-- START --

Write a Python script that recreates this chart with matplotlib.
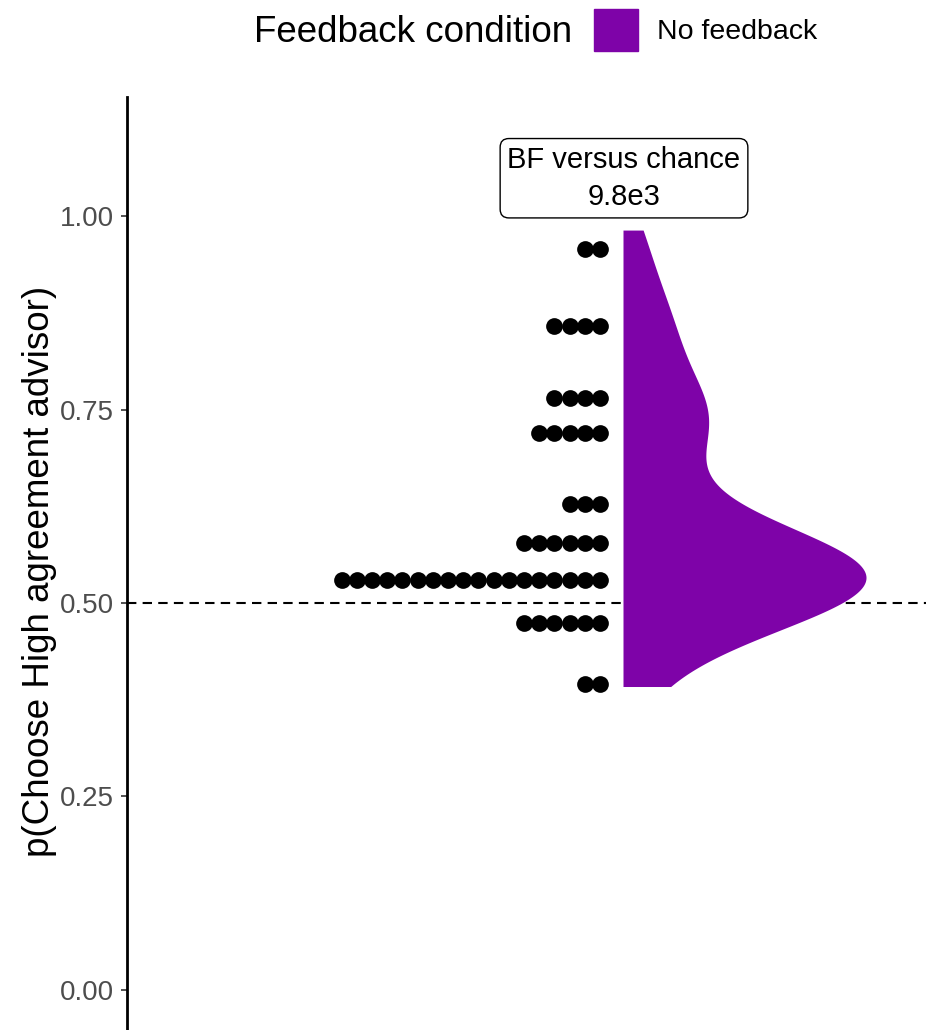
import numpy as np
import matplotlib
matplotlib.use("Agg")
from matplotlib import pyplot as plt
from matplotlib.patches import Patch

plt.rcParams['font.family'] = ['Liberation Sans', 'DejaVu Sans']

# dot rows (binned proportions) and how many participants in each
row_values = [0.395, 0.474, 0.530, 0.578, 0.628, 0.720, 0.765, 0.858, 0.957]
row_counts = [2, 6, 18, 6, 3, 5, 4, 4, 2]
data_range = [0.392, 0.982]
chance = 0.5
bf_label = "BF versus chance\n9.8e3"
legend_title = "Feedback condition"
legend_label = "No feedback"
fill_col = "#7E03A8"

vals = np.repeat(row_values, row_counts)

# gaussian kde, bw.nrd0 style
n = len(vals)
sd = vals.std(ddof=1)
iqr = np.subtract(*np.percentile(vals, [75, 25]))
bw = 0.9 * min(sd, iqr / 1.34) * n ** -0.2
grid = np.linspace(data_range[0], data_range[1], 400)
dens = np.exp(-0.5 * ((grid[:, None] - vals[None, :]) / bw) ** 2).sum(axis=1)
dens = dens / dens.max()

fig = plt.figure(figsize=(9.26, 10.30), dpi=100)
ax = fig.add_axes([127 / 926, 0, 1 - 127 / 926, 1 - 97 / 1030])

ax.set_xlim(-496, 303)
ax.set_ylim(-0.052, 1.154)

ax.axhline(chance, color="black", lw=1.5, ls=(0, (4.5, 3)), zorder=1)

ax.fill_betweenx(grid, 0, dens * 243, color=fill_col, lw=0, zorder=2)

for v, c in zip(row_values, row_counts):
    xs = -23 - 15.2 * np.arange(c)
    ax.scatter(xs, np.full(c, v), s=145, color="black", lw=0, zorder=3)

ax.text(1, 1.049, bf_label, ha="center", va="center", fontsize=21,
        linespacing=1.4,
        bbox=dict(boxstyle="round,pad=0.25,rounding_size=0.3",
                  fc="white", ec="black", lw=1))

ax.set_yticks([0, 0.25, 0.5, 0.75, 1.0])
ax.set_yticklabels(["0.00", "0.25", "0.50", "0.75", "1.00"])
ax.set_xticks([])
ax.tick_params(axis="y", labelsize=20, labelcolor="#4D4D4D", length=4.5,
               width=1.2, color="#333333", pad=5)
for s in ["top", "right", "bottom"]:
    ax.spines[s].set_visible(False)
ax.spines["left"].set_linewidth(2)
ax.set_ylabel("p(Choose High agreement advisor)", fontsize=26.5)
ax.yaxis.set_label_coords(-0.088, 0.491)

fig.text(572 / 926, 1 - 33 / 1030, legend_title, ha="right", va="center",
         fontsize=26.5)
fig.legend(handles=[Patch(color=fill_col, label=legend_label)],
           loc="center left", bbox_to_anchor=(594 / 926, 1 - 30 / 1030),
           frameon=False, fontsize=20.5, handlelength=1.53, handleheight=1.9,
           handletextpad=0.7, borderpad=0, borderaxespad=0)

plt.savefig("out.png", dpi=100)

-- END --

_The exercise_.
Repeat the listing verbatim. Skip the pictures.

_Output below_.
Write a Python script that recreates this chart with matplotlib.
import numpy as np
import matplotlib
matplotlib.use("Agg")
from matplotlib import pyplot as plt
from matplotlib.patches import Patch

plt.rcParams['font.family'] = ['Liberation Sans', 'DejaVu Sans']

# dot rows (binned proportions) and how many participants in each
row_values = [0.395, 0.474, 0.530, 0.578, 0.628, 0.720, 0.765, 0.858, 0.957]
row_counts = [2, 6, 18, 6, 3, 5, 4, 4, 2]
data_range = [0.392, 0.982]
chance = 0.5
bf_label = "BF versus chance\n9.8e3"
legend_title = "Feedback condition"
legend_label = "No feedback"
fill_col = "#7E03A8"

vals = np.repeat(row_values, row_counts)

# gaussian kde, bw.nrd0 style
n = len(vals)
sd = vals.std(ddof=1)
iqr = np.subtract(*np.percentile(vals, [75, 25]))
bw = 0.9 * min(sd, iqr / 1.34) * n ** -0.2
grid = np.linspace(data_range[0], data_range[1], 400)
dens = np.exp(-0.5 * ((grid[:, None] - vals[None, :]) / bw) ** 2).sum(axis=1)
dens = dens / dens.max()

fig = plt.figure(figsize=(9.26, 10.30), dpi=100)
ax = fig.add_axes([127 / 926, 0, 1 - 127 / 926, 1 - 97 / 1030])

ax.set_xlim(-496, 303)
ax.set_ylim(-0.052, 1.154)

ax.axhline(chance, color="black", lw=1.5, ls=(0, (4.5, 3)), zorder=1)

ax.fill_betweenx(grid, 0, dens * 243, color=fill_col, lw=0, zorder=2)

for v, c in zip(row_values, row_counts):
    xs = -23 - 15.2 * np.arange(c)
    ax.scatter(xs, np.full(c, v), s=145, color="black", lw=0, zorder=3)

ax.text(1, 1.049, bf_label, ha="center", va="center", fontsize=21,
        linespacing=1.4,
        bbox=dict(boxstyle="round,pad=0.25,rounding_size=0.3",
                  fc="white", ec="black", lw=1))

ax.set_yticks([0, 0.25, 0.5, 0.75, 1.0])
ax.set_yticklabels(["0.00", "0.25", "0.50", "0.75", "1.00"])
ax.set_xticks([])
ax.tick_params(axis="y", labelsize=20, labelcolor="#4D4D4D", length=4.5,
               width=1.2, color="#333333", pad=5)
for s in ["top", "right", "bottom"]:
    ax.spines[s].set_visible(False)
ax.spines["left"].set_linewidth(2)
ax.set_ylabel("p(Choose High agreement advisor)", fontsize=26.5)
ax.yaxis.set_label_coords(-0.088, 0.491)

fig.text(572 / 926, 1 - 33 / 1030, legend_title, ha="right", va="center",
         fontsize=26.5)
fig.legend(handles=[Patch(color=fill_col, label=legend_label)],
           loc="center left", bbox_to_anchor=(594 / 926, 1 - 30 / 1030),
           frameon=False, fontsize=20.5, handlelength=1.53, handleheight=1.9,
           handletextpad=0.7, borderpad=0, borderaxespad=0)

plt.savefig("out.png", dpi=100)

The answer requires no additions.